WHAT YOU WILL DO ::
Output the full listing below exactly as it reads, and skip anything that is a picture.

>> begin RECORD LIST

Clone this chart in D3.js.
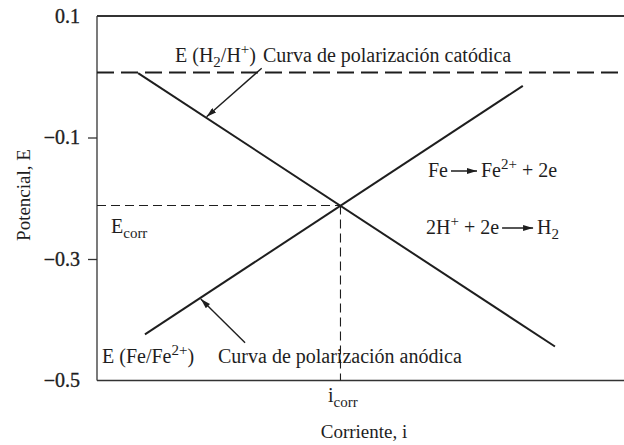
<!DOCTYPE html>
<html>
<head>
<meta charset="utf-8">
<script src="https://cdn.jsdelivr.net/npm/d3@7/dist/d3.min.js"></script>
<style>
  html, body { margin: 0; padding: 0; background: #fff; }
</style>
</head>
<body>
<svg id="chart" width="624" height="445"></svg>
<script>
// Polarization diagram (Evans diagram) for iron corroding in acid.
// Current axis is qualitative (no numeric scale), 0..100 arbitrary units.
const yTicks = [0.1, -0.1, -0.3, -0.5];
const yTickLabels = ["0.1", "\u22120.1", "\u22120.3", "\u22120.5"];

// Cathodic polarization curve (2H+ + 2e -> H2)
const cathodicI = [7.8, 86.9];
const cathodicE = [0.006, -0.444];
// Anodic polarization curve (Fe -> Fe2+ + 2e)
const anodicI = [9.1, 80.8];
const anodicE = [-0.424, -0.015];

// Equilibrium potential of the hydrogen electrode
const eH2 = 0.007;
// Corrosion point
const iCorr = 46.2;
const eCorr = -0.212;

// Pointer arrows: [i, E] of tail and tip
const cathodicPointer = [[31.25, 0.014], [20.8, -0.066]];
const anodicPointer = [[28.1, -0.438], [19.7, -0.366]];

const FONT = "'Liberation Serif', 'Times New Roman', serif";
const ink = "#1e1e1e";

const svg = d3.select("#chart");
const x = d3.scaleLinear().domain([0, 100]).range([97, 624]);
const y = d3.scaleLinear().domain([-0.5, 0.1]).range([380.5, 16]);

// arrowhead marker
const defs = svg.append("defs");
defs.append("marker")
  .attr("id", "head")
  .attr("viewBox", "0 0 10 6")
  .attr("refX", 10).attr("refY", 3)
  .attr("markerWidth", 10).attr("markerHeight", 6)
  .attr("markerUnits", "userSpaceOnUse")
  .attr("orient", "auto")
  .append("path").attr("d", "M0,0 L10,3 L0,6 Z").attr("fill", ink);

// frame: left axis, top and bottom rules
const frame = svg.append("g").attr("stroke", "#333").attr("fill", "none");
frame.append("line").attr("x1", x(0)).attr("x2", x(0)).attr("y1", y(0.1)).attr("y2", y(-0.5)).attr("stroke-width", 1.3);
frame.append("line").attr("x1", x(0)).attr("x2", x(100)).attr("y1", y(0.1)).attr("y2", y(0.1)).attr("stroke-width", 2);
frame.append("line").attr("x1", x(0)).attr("x2", x(100)).attr("y1", y(-0.5)).attr("y2", y(-0.5)).attr("stroke-width", 1.3);

// y axis ticks
const yAxis = d3.axisLeft(y)
  .tickValues(yTicks)
  .tickSize(9)
  .tickPadding(8)
  .tickFormat((d, i) => yTickLabels[i]);
const ga = svg.append("g").attr("transform", `translate(${x(0)},0)`).call(yAxis);
ga.select(".domain").remove();
ga.selectAll(".tick line").attr("stroke", "#333").attr("stroke-width", 1.3)
  .filter(d => d === 0.1 || d === -0.5).remove();
ga.selectAll(".tick text")
  .style("font-family", FONT)
  .attr("font-size", 20)
  .attr("fill", ink)
  .attr("stroke", ink).attr("stroke-width", 0.35);

// H2/H+ equilibrium potential (dashed)
svg.append("line")
  .attr("x1", x(0)).attr("x2", x(100))
  .attr("y1", y(eH2)).attr("y2", y(eH2))
  .attr("stroke", ink).attr("stroke-width", 2)
  .attr("stroke-dasharray", "17,7");

// corrosion potential and current guides
svg.append("line")
  .attr("x1", x(0)).attr("x2", x(iCorr))
  .attr("y1", y(eCorr)).attr("y2", y(eCorr))
  .attr("stroke", ink).attr("stroke-width", 1.1)
  .attr("stroke-dasharray", "9,5");
svg.append("line")
  .attr("x1", x(iCorr)).attr("x2", x(iCorr))
  .attr("y1", y(eCorr)).attr("y2", y(-0.5))
  .attr("stroke", ink).attr("stroke-width", 1.1)
  .attr("stroke-dasharray", "9,5");

// polarization curves
const line = d3.line().x(d => x(d[0])).y(d => y(d[1]));
svg.append("path")
  .datum(cathodicI.map((v, k) => [v, cathodicE[k]]))
  .attr("d", line).attr("fill", "none").attr("stroke", ink).attr("stroke-width", 2);
svg.append("path")
  .datum(anodicI.map((v, k) => [v, anodicE[k]]))
  .attr("d", line).attr("fill", "none").attr("stroke", ink).attr("stroke-width", 2);

// pointer arrows
[cathodicPointer, anodicPointer].forEach(p => {
  svg.append("line")
    .attr("x1", x(p[0][0])).attr("y1", y(p[0][1]))
    .attr("x2", x(p[1][0])).attr("y2", y(p[1][1]))
    .attr("stroke", ink).attr("stroke-width", 1.4)
    .attr("marker-end", "url(#head)");
});

// rich text: segments of [string, level] with level 0 normal, 1 superscript, -1 subscript
const FS = 20;
const SHIFT = { "0": 0, "1": -8, "-1": 5 };
function rich(xp, yp, segs, size) {
  const t = svg.append("text").attr("x", xp).attr("y", yp)
    .style("font-family", FONT).attr("font-size", size || FS).attr("fill", ink);
  let cur = 0;
  segs.forEach(([s, lv]) => {
    const off = SHIFT[lv];
    t.append("tspan").attr("dy", off - cur)
      .attr("font-size", lv === 0 ? (size || FS) : 15)
      .text(s);
    cur = off;
  });
  return t;
}

// E (H2/H+)   Curva de polarización catódica
rich(175, 62, [["E (H", 0], ["2", -1], ["/H", 0], ["+", 1], [")", 0]]);
rich(263, 62, [["Curva de polarización catódica", 0]]);

// E corr
rich(111, 233, [["E", 0], ["corr", -1]]);

// E (Fe/Fe2+)   Curva de polarización anódica
rich(102, 363, [["E (Fe/Fe", 0], ["2+", 1], [")", 0]]);
rich(218, 363, [["Curva de polarización anódica", 0]]);

// reaction equations with drawn arrows
function reaction(x0, yb, left, arrowLen, right) {
  const a = rich(x0, yb, left);
  const w = a.node().getComputedTextLength();
  const ax = x0 + w + 3;
  svg.append("line")
    .attr("x1", ax).attr("x2", ax + arrowLen)
    .attr("y1", yb - 6).attr("y2", yb - 6)
    .attr("stroke", ink).attr("stroke-width", 1.5)
    .attr("marker-end", "url(#head)");
  rich(ax + arrowLen + 4, yb, right);
}
reaction(428, 177, [["Fe", 0]], 26, [["Fe", 0], ["2+", 1], [" + 2e", 0]]);
reaction(426, 234, [["2H", 0], ["+", 1], [" + 2e", 0]], 31, [["H", 0], ["2", -1]]);

// i corr label
rich(328, 402, [["i", 0], ["corr", -1]]);

// axis titles
svg.append("text").attr("x", 364).attr("y", 438)
  .style("font-family", FONT).attr("fill", ink)
  .attr("text-anchor", "middle").attr("font-size", 19)
  .text("Corriente, i");
svg.append("text")
  .attr("transform", "translate(30,195) rotate(-90)")
  .style("font-family", FONT).attr("fill", ink)
  .attr("text-anchor", "middle").attr("font-size", 19)
  .text("Potencial, E");
</script>
</body>
</html>
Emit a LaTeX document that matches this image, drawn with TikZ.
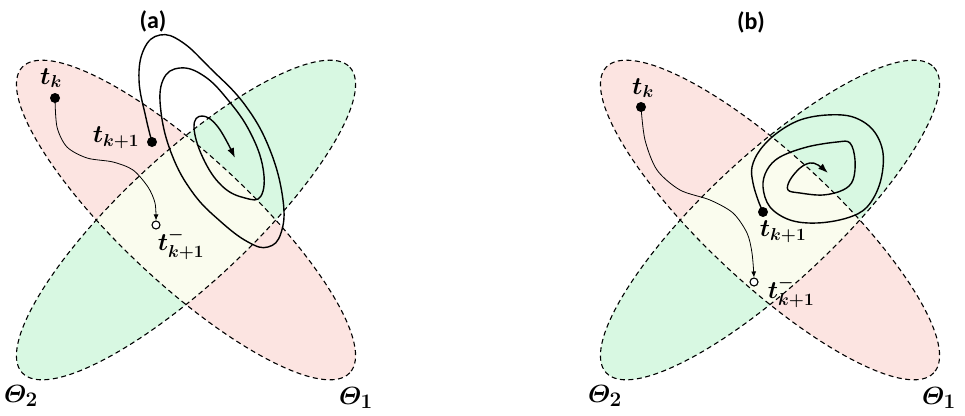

>> end RECORD LIST

RIGHT ANSWER ::
Clone this chart in D3.js.
<!DOCTYPE html>
<html>
<head>
<meta charset="utf-8">
<script src="https://cdn.jsdelivr.net/npm/d3@7/dist/d3.min.js"></script>
<style>
  html, body { margin: 0; padding: 0; background: #fff; }
</style>
</head>
<body>
<svg id="chart" width="624" height="445"></svg>
<script>
// Polarization diagram (Evans diagram) for iron corroding in acid.
// Current axis is qualitative (no numeric scale), 0..100 arbitrary units.
const yTicks = [0.1, -0.1, -0.3, -0.5];
const yTickLabels = ["0.1", "\u22120.1", "\u22120.3", "\u22120.5"];

// Cathodic polarization curve (2H+ + 2e -> H2)
const cathodicI = [7.8, 86.9];
const cathodicE = [0.006, -0.444];
// Anodic polarization curve (Fe -> Fe2+ + 2e)
const anodicI = [9.1, 80.8];
const anodicE = [-0.424, -0.015];

// Equilibrium potential of the hydrogen electrode
const eH2 = 0.007;
// Corrosion point
const iCorr = 46.2;
const eCorr = -0.212;

// Pointer arrows: [i, E] of tail and tip
const cathodicPointer = [[31.25, 0.014], [20.8, -0.066]];
const anodicPointer = [[28.1, -0.438], [19.7, -0.366]];

const FONT = "'Liberation Serif', 'Times New Roman', serif";
const ink = "#1e1e1e";

const svg = d3.select("#chart");
const x = d3.scaleLinear().domain([0, 100]).range([97, 624]);
const y = d3.scaleLinear().domain([-0.5, 0.1]).range([380.5, 16]);

// arrowhead marker
const defs = svg.append("defs");
defs.append("marker")
  .attr("id", "head")
  .attr("viewBox", "0 0 10 6")
  .attr("refX", 10).attr("refY", 3)
  .attr("markerWidth", 10).attr("markerHeight", 6)
  .attr("markerUnits", "userSpaceOnUse")
  .attr("orient", "auto")
  .append("path").attr("d", "M0,0 L10,3 L0,6 Z").attr("fill", ink);

// frame: left axis, top and bottom rules
const frame = svg.append("g").attr("stroke", "#333").attr("fill", "none");
frame.append("line").attr("x1", x(0)).attr("x2", x(0)).attr("y1", y(0.1)).attr("y2", y(-0.5)).attr("stroke-width", 1.3);
frame.append("line").attr("x1", x(0)).attr("x2", x(100)).attr("y1", y(0.1)).attr("y2", y(0.1)).attr("stroke-width", 2);
frame.append("line").attr("x1", x(0)).attr("x2", x(100)).attr("y1", y(-0.5)).attr("y2", y(-0.5)).attr("stroke-width", 1.3);

// y axis ticks
const yAxis = d3.axisLeft(y)
  .tickValues(yTicks)
  .tickSize(9)
  .tickPadding(8)
  .tickFormat((d, i) => yTickLabels[i]);
const ga = svg.append("g").attr("transform", `translate(${x(0)},0)`).call(yAxis);
ga.select(".domain").remove();
ga.selectAll(".tick line").attr("stroke", "#333").attr("stroke-width", 1.3)
  .filter(d => d === 0.1 || d === -0.5).remove();
ga.selectAll(".tick text")
  .style("font-family", FONT)
  .attr("font-size", 20)
  .attr("fill", ink)
  .attr("stroke", ink).attr("stroke-width", 0.35);

// H2/H+ equilibrium potential (dashed)
svg.append("line")
  .attr("x1", x(0)).attr("x2", x(100))
  .attr("y1", y(eH2)).attr("y2", y(eH2))
  .attr("stroke", ink).attr("stroke-width", 2)
  .attr("stroke-dasharray", "17,7");

// corrosion potential and current guides
svg.append("line")
  .attr("x1", x(0)).attr("x2", x(iCorr))
  .attr("y1", y(eCorr)).attr("y2", y(eCorr))
  .attr("stroke", ink).attr("stroke-width", 1.1)
  .attr("stroke-dasharray", "9,5");
svg.append("line")
  .attr("x1", x(iCorr)).attr("x2", x(iCorr))
  .attr("y1", y(eCorr)).attr("y2", y(-0.5))
  .attr("stroke", ink).attr("stroke-width", 1.1)
  .attr("stroke-dasharray", "9,5");

// polarization curves
const line = d3.line().x(d => x(d[0])).y(d => y(d[1]));
svg.append("path")
  .datum(cathodicI.map((v, k) => [v, cathodicE[k]]))
  .attr("d", line).attr("fill", "none").attr("stroke", ink).attr("stroke-width", 2);
svg.append("path")
  .datum(anodicI.map((v, k) => [v, anodicE[k]]))
  .attr("d", line).attr("fill", "none").attr("stroke", ink).attr("stroke-width", 2);

// pointer arrows
[cathodicPointer, anodicPointer].forEach(p => {
  svg.append("line")
    .attr("x1", x(p[0][0])).attr("y1", y(p[0][1]))
    .attr("x2", x(p[1][0])).attr("y2", y(p[1][1]))
    .attr("stroke", ink).attr("stroke-width", 1.4)
    .attr("marker-end", "url(#head)");
});

// rich text: segments of [string, level] with level 0 normal, 1 superscript, -1 subscript
const FS = 20;
const SHIFT = { "0": 0, "1": -8, "-1": 5 };
function rich(xp, yp, segs, size) {
  const t = svg.append("text").attr("x", xp).attr("y", yp)
    .style("font-family", FONT).attr("font-size", size || FS).attr("fill", ink);
  let cur = 0;
  segs.forEach(([s, lv]) => {
    const off = SHIFT[lv];
    t.append("tspan").attr("dy", off - cur)
      .attr("font-size", lv === 0 ? (size || FS) : 15)
      .text(s);
    cur = off;
  });
  return t;
}

// E (H2/H+)   Curva de polarización catódica
rich(175, 62, [["E (H", 0], ["2", -1], ["/H", 0], ["+", 1], [")", 0]]);
rich(263, 62, [["Curva de polarización catódica", 0]]);

// E corr
rich(111, 233, [["E", 0], ["corr", -1]]);

// E (Fe/Fe2+)   Curva de polarización anódica
rich(102, 363, [["E (Fe/Fe", 0], ["2+", 1], [")", 0]]);
rich(218, 363, [["Curva de polarización anódica", 0]]);

// reaction equations with drawn arrows
function reaction(x0, yb, left, arrowLen, right) {
  const a = rich(x0, yb, left);
  const w = a.node().getComputedTextLength();
  const ax = x0 + w + 3;
  svg.append("line")
    .attr("x1", ax).attr("x2", ax + arrowLen)
    .attr("y1", yb - 6).attr("y2", yb - 6)
    .attr("stroke", ink).attr("stroke-width", 1.5)
    .attr("marker-end", "url(#head)");
  rich(ax + arrowLen + 4, yb, right);
}
reaction(428, 177, [["Fe", 0]], 26, [["Fe", 0], ["2+", 1], [" + 2e", 0]]);
reaction(426, 234, [["2H", 0], ["+", 1], [" + 2e", 0]], 31, [["H", 0], ["2", -1]]);

// i corr label
rich(328, 402, [["i", 0], ["corr", -1]]);

// axis titles
svg.append("text").attr("x", 364).attr("y", 438)
  .style("font-family", FONT).attr("fill", ink)
  .attr("text-anchor", "middle").attr("font-size", 19)
  .text("Corriente, i");
svg.append("text")
  .attr("transform", "translate(30,195) rotate(-90)")
  .style("font-family", FONT).attr("fill", ink)
  .attr("text-anchor", "middle").attr("font-size", 19)
  .text("Potencial, E");
</script>
</body>
</html>
Emit a LaTeX document that matches this image, drawn with TikZ.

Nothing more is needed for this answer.